La visite des inspecteurs du SAAV fait suite à des dénonciations de tiers. Mais l’exploitation de Chandon, qui détient actuellement dix-huit vaches laitières, est dans le collimateur du service depuis quelques années. Ce que les inspecteurs ont constaté il y a dix jours devrait également faire l’objet d’une dénonciation pour non respect des dispositions sur la détention des bovins. «Il y a de grosses lacunes. Cette exploitation fait partie des 3% d’exploitations dans le canton qui ne sont pas aux normes», indique Grégoire Seitert. En cause, selon le vétérinaire cantonal: le manque de lumière à l’étable, le manque d’eau, des litières insuffisantes, une forte souillure des animaux, un manque de fourrage grossier, un manque de soins. «Il va falloir corriger tout ça.»

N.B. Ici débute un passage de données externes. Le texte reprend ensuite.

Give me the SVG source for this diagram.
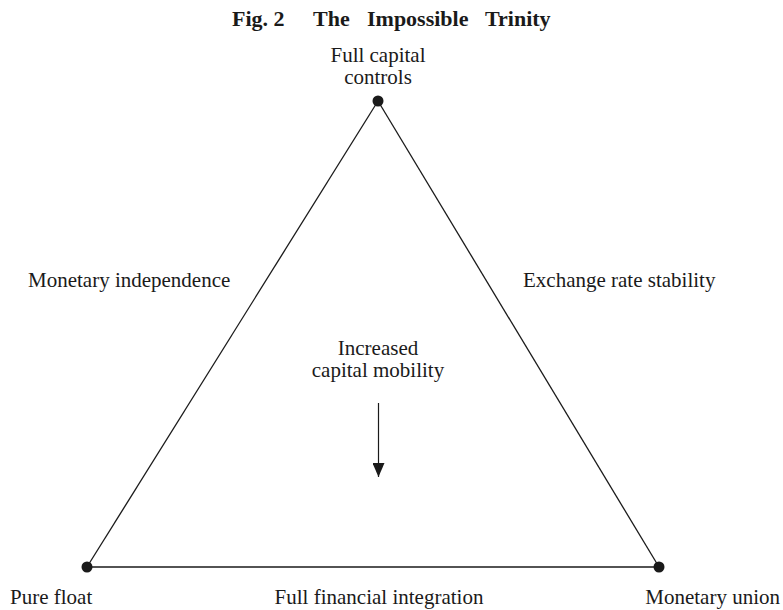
<svg xmlns="http://www.w3.org/2000/svg" width="783" height="610" viewBox="0 0 783 610">
<style>
text{font-family:"Liberation Serif","Times New Roman",serif;font-size:21px;fill:#1a1a1a}
.title{font-size:22px;font-weight:bold}
.edge{stroke:#1a1a1a;stroke-width:1.3;fill:none}
.dot{fill:#1a1a1a}
</style>
<defs>
<marker id="ah" markerWidth="14" markerHeight="12" refX="14" refY="6" orient="auto" markerUnits="userSpaceOnUse" viewBox="0 0 14 12">
<path d="M0,0 L14,6 L0,12 Z" fill="#1a1a1a"/>
</marker>
</defs>
<rect width="783" height="610" fill="#fff"/>
<g id="title">
<text class="title" x="232" y="26">Fig. 2</text>
<text class="title" x="313" y="26">The</text>
<text class="title" x="367" y="26">Impossible</text>
<text class="title" x="485" y="26">Trinity</text>
</g>
<g id="connectors">
<line class="edge" x1="378" y1="101" x2="87" y2="567"/>
<line class="edge" x1="378" y1="101" x2="659" y2="567"/>
<line class="edge" x1="87" y1="567" x2="659" y2="567"/>
<line class="edge" x1="378.5" y1="403" x2="378.5" y2="477" marker-end="url(#ah)" style="stroke-width:1.2"/>
</g>
<g id="node-top">
<circle class="dot" cx="378" cy="101" r="5.5"/>
<text x="378" y="62" text-anchor="middle">Full capital</text>
<text x="378" y="84" text-anchor="middle">controls</text>
</g>
<g id="node-left">
<circle class="dot" cx="87" cy="567" r="5.5"/>
<text x="10" y="604">Pure float</text>
</g>
<g id="node-right">
<circle class="dot" cx="659" cy="567" r="5.5"/>
<text x="780" y="604" text-anchor="end">Monetary union</text>
</g>
<g id="labels">
<text x="28" y="287">Monetary independence</text>
<text x="523" y="287">Exchange rate stability</text>
<text x="379" y="604" text-anchor="middle">Full financial integration</text>
<text x="378" y="355" text-anchor="middle">Increased</text>
<text x="378" y="377" text-anchor="middle">capital mobility</text>
</g>
</svg>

«L’agriculture est un métier difficile, qu’il faut exercer avec doigté. Des contrôles sont nécessaires pour la crédibilité de l’agriculture», commente pour sa part Marie Garnier. La directrice de l’Agriculture a entendu séparément les deux inspecteurs. «Ils sont encore sous le choc. Je leur exprime mon soutien.»

Anne-Marie Schwab se défend d’être à l’origine de tous ces problèmes de normes: «Cette exploitation appartenait à ma sœur. Je ne suis au courant de rien. Ma sœur me disait que cela ne me regardait pas. Moi, je suis juste une employée, qui bosse bénévolement. Je me dépatouille comme je peux pour ne pas laisser les bêtes aller en vrille. Ces vaches sont actuellement portantes. Ma maman, qui a 72 ans, veut gentiment arrêter.»